近時、不当表示に排除命令が出されるケースが増えているように思われます。不当表示に対する排除命令の概要を手続きを含めご説明します。

「優良誤認表示」とは、一般消費者に対して、商品やサービスの品質など内容の点で実際のものよりも著しく優良であると示すか、あるいは、事実に相違してライバル社のものよりも著しく優良であると示すかして、「不当に顧客を誘引し」、「公正な競争を阻害するおそれがあると認められる」表示をいいます。直近では「デトックス」による痩身効果を標榜する商品に関する表示がこれに当たるとされ、4月1日、2社が公取委から排除命令を受けています。ちなみに「デトックス」とは特定の食品の摂取などによって体内の有害物質を排出する健康法として一般にいわれています。
これに対して「有利誤認表示」とは、商品等の価格など取引条件の点で、実際のものやライバル社のものよりも、取引の相手方にとって著しく有利であると一般消費者に誤認されるため、「不当に顧客を誘引し」、「公正な競争を阻害するおそれがあると認められる」表示をいいます。直近の例では、電話番号案内サービス「DIAL104」に関する東日本、西日本それぞれのNTTのコマーシャル等が、あたかも、DIAL104の利用には料金が掛からず、かつ、DIAL104を利用してもDIAL104を利用しない場合と同じ通話料で接続された先との通話ができるかのように示す表示をしていたとして、排除命令を受けました。

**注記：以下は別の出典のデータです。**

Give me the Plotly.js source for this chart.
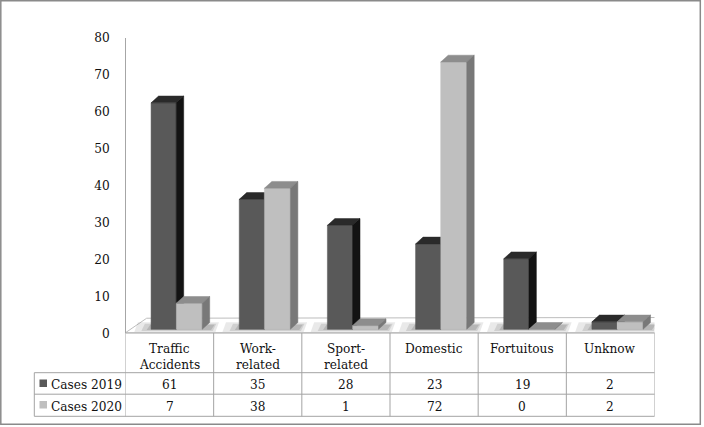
<!DOCTYPE html>
<html>
<head>
<meta charset="utf-8">
<script src="https://cdn.plot.ly/plotly-3.0.1.min.js"></script>
<style>html,body{margin:0;padding:0;background:#fff;}#chart{width:704px;height:427px;}</style>
</head>
<body>
<div id="chart"></div>
<script>
// ---- data ----
const categories = ["Traffic<br>Accidents", "Work-<br>related", "Sport-<br>related", "Domestic", "Fortuitous", "Unknow"];
const seriesNames = ["Cases 2019", "Cases 2020"];
const cases2019 = [61, 35, 28, 23, 19, 2];
const cases2020 = [7, 38, 1, 72, 0, 2];
const yTicks = [0, 10, 20, 30, 40, 50, 60, 70, 80];

// ---- styling / geometry ----
const W = 704, H = 427;
const px = v => v / W;            // pixel x -> paper
const py = v => 1 - v / H;        // pixel y -> paper
const plotL = 125.5, plotR = 654.5, y0px = 333, y80px = 37.5;
const FONT = '"DejaVu Serif Condensed", "DejaVu Serif", "Liberation Serif", serif';
const DX = 0.085, DY = 1.83;      // 3-D depth offset (x units, value units)
const series = [
  {vals: cases2019, x0: -0.21, x1: 0.075, front: '#595959', top: '#2a2a2a', side: '#131313'},
  {vals: cases2020, x0: 0.075, x1: 0.37, front: '#bfbfbf', top: '#8d8d8d', side: '#787878'}
];

function faces(s) {
  const f = {x: [], y: []}, t = {x: [], y: []}, sd = {x: [], y: []};
  s.vals.forEach((v, i) => {
    const a = i + s.x0, b = i + s.x1;
    f.x.push(a, b, b, a, a, null); f.y.push(0, 0, v, v, 0, null);
    t.x.push(a, b, b + DX, a + DX, a, null); t.y.push(v, v, v + DY, v + DY, v, null);
    sd.x.push(b, b + DX, b + DX, b, b, null); sd.y.push(0, DY, v + DY, v, 0, null);
  });
  return [f, t, sd];
}

const traces = [];
series.forEach(s => {
  const [f, t, sd] = faces(s);
  [[f, s.front], [t, s.top], [sd, s.side]].forEach(([g, c]) => {
    traces.push({type: 'scatter', mode: 'lines', x: g.x, y: g.y, xaxis: 'x', yaxis: 'y2',
      fill: 'toself', fillcolor: c, line: {width: 0.5, color: c}, hoverinfo: 'skip', showlegend: false});
  });
});

const shapes = [];
// floor
shapes.push({type: 'path', xref: 'x', yref: 'y', layer: 'below',
  path: 'M -0.505,0 L -0.26,4.0 L 5.752,4.2 L 5.497,0 Z',
  fillcolor: '#ffffff', line: {color: '#bdbdbd', width: 1}});
// soft floor shadows under each bar pair
categories.forEach((c, i) => {
  [[-0.40, 0.52, 0.25, 2.9, 'rgba(120,120,120,0.16)'],
   [-0.32, 0.49, 0.55, 2.5, 'rgba(110,110,110,0.20)'],
   [-0.26, 0.47, 0.8, 2.2, 'rgba(90,90,90,0.22)']].forEach(([l, r, b, t, col]) => {
    shapes.push({type: 'path', xref: 'x', yref: 'y', layer: 'below',
      path: `M ${i + l},${b} L ${i + r},${b} L ${i + r + 0.04},${t} L ${i + l + 0.04},${t} Z`,
      fillcolor: col, line: {width: 0}});
  });
});
// outer border
shapes.push({type: 'rect', xref: 'paper', yref: 'paper', x0: px(0.8), x1: px(700.3), y0: py(424.3), y1: py(0.8),
  line: {color: '#8a8a8a', width: 1.5}, fillcolor: 'rgba(0,0,0,0)'});
// table grid
const tblLine = {color: '#a3a3a3', width: 1};
const rowTop = 333, r1 = 372.7, r2 = 394.2, r3 = 416.3, labL = 34.3;
shapes.push({type: 'line', xref: 'paper', yref: 'paper', x0: px(plotL), x1: px(plotR), y0: py(rowTop), y1: py(rowTop), line: tblLine});
[r1, r2, r3].forEach(r => shapes.push({type: 'line', xref: 'paper', yref: 'paper', x0: px(labL), x1: px(plotR), y0: py(r), y1: py(r), line: tblLine}));
shapes.push({type: 'line', xref: 'paper', yref: 'paper', x0: px(labL), x1: px(labL), y0: py(r1), y1: py(r3), line: tblLine});
for (let k = 0; k <= categories.length; k++) {
  shapes.push({type: 'line', xref: 'x', yref: 'paper', x0: k - 0.5, x1: k - 0.5, y0: py(rowTop), y1: py(r3), line: tblLine});
}
// legend keys
shapes.push({type: 'rect', xref: 'paper', yref: 'paper', x0: px(39.5), x1: px(47), y0: py(387), y1: py(379.5), fillcolor: series[0].front, line: {width: 0}});
shapes.push({type: 'rect', xref: 'paper', yref: 'paper', x0: px(39.5), x1: px(47), y0: py(408.5), y1: py(401), fillcolor: series[1].front, line: {width: 0}});

const annotations = [];
const tf = {family: FONT, size: 13.5, color: '#111111'};
categories.forEach((c, i) => {
  c.split('<br>').forEach((ln, k) => {
    annotations.push({xref: 'x', yref: 'paper', x: i, y: py(347.5 + 16.8 * k), yanchor: 'middle', xanchor: 'center', text: ln, showarrow: false, font: tf});
  });
  annotations.push({xref: 'x', yref: 'paper', x: i, y: py(383.5), yanchor: 'middle', xanchor: 'center', text: String(cases2019[i]), showarrow: false, font: tf});
  annotations.push({xref: 'x', yref: 'paper', x: i, y: py(405.5), yanchor: 'middle', xanchor: 'center', text: String(cases2020[i]), showarrow: false, font: tf});
});
annotations.push({xref: 'paper', yref: 'paper', x: px(49), y: py(383.5), xanchor: 'left', yanchor: 'middle', text: seriesNames[0], showarrow: false, font: tf});
annotations.push({xref: 'paper', yref: 'paper', x: px(49), y: py(405.5), xanchor: 'left', yanchor: 'middle', text: seriesNames[1], showarrow: false, font: tf});

const layout = {
  width: W, height: H, margin: {l: 0, r: 0, t: 0, b: 0},
  paper_bgcolor: '#ffffff', plot_bgcolor: 'rgba(0,0,0,0)',
  showlegend: false,
  xaxis: {domain: [px(plotL), px(plotR)], range: [-0.5, 5.5], visible: false, fixedrange: true},
  yaxis: {domain: [py(y0px), py(y80px)], range: [0, 80], tickvals: yTicks, showgrid: false, zeroline: false,
    showline: true, linecolor: '#a6a6a6', linewidth: 1, ticks: '', ticklabelstandoff: 12,
    tickfont: {family: FONT, size: 13.5, color: '#111111'}, fixedrange: true},
  yaxis2: {overlaying: 'y', range: [-1, 78.6], visible: false, fixedrange: true},
  shapes: shapes, annotations: annotations
};

Plotly.newPlot('chart', traces, layout, {displayModeBar: false, staticPlot: true});
</script>
</body>
</html>
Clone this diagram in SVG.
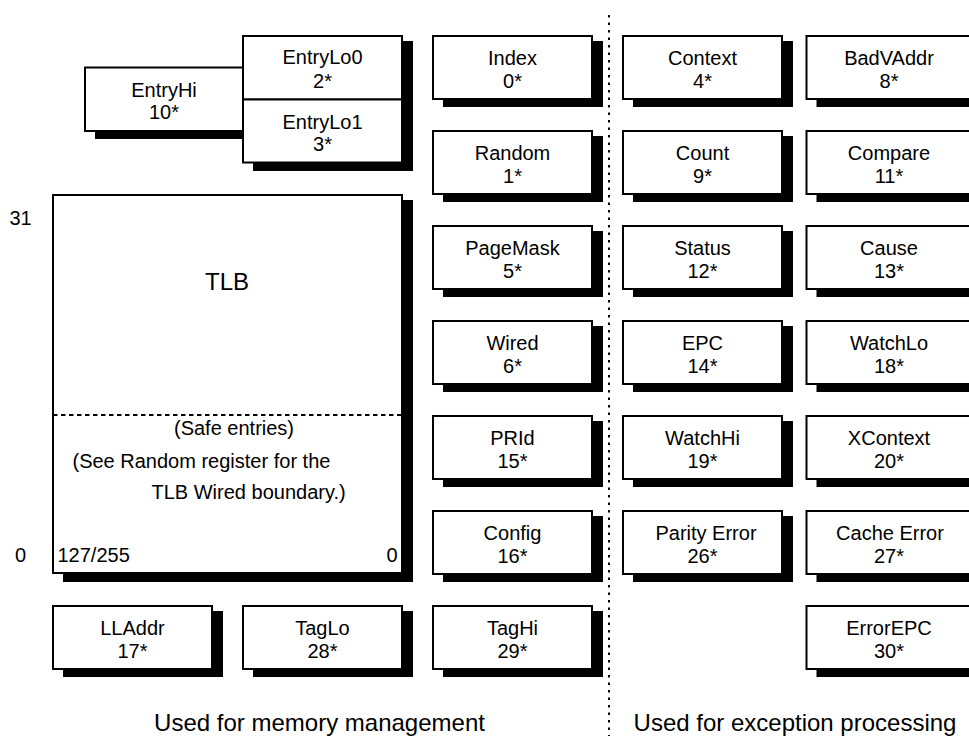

排除命令を出すため公取委は任意で調査を行いますが、優良誤認表示に関しては、必要があれば、事業者に対して、期間を定めて当該表示の裏付けとなる合理的な根拠を示す資料の提出を求めることができます。この場合に、その期間内に、そういった裏付け資料を提出しなければ、優良誤認表示とみなされます。資料を提出してもそれが合理的な根拠を示すものと公取委が認めなければ優良誤認表示となってしまうので、かなり強力な権限が公取委に認められています。
そういった調査を経て排除命令を出す方針を固めた段階で、公取委は行政手続法に則って、当該事業者に対して、予定される排除命令の内容を記載した文書をもって弁明の機会を与えるとの通知を出します。前記王子製紙や日本製紙などは今この段階にあるようです。弁明書と証拠の提出期限は2週間後です。

その機会を経て排除命令が出されることになります。排除命令では、当該表示が優良誤認表示や有利誤認表示にあたる旨公示すること(新聞で「謹告」の形で出すのが通常。)や、以後当該表示を行わないこと、再発防止策を講じて社内で徹底することなどが命ぜられます。公示の方法に関しては、事前に公取委の承認を受けなければなりません。

この排除命令に不服があれば、排除命令書が送達された日から30日を経過するまでの間、公取委に対して「審判請求」をすることができます。ちなみに、審判請求をしても当然に排除命令の効力がなくなるわけではないので、特別に執行停止の決定を得ない限り、排除命令に従わなければなりません。これに違反すれば、50万円以下の過料に処せられます。
30日以内に審判請求しなければ、その排除命令は確定します。確定した排除命令に従わなければ、2年以下の懲役または300万円以下の罰金が科されます。会社に対しても同様の罰金刑が科されます。代表者が知っていて放置した場合は代表者にも同様の罰金刑が科されます。確定した排除命令は被害者に対する無過失損害賠償責任の根拠にもなり得ます。損害額の立証が難しいとされ、これまではあまり活用されていないようですが。
審判請求に対して公取委(ないし審判官)は審判手続を行います。裁判類似の対審構造型の手続きで審理がなされ、棄却審決、取消・変更審決などの判断がなされます。
この審決に対してさらに不服があれば、審決の効力発生日から30日以内に、東京高等裁判所に、公取委を被告として審決取消訴訟を提起することができます。

なお、今通常国会に提出された独占禁止法および景品表示法の改正法案では、不当表示に対してこれまで課されていなかった課徴金が盛り込まれており、当該表示をした商品等の過去3年の売上の3%の金額が課徴金として課されています。ただし、その金額が300万円以下であるか、または不当表示であることを知らず、かつ、著しく注意を怠ったものではない、という場合は課されないという内容になっています。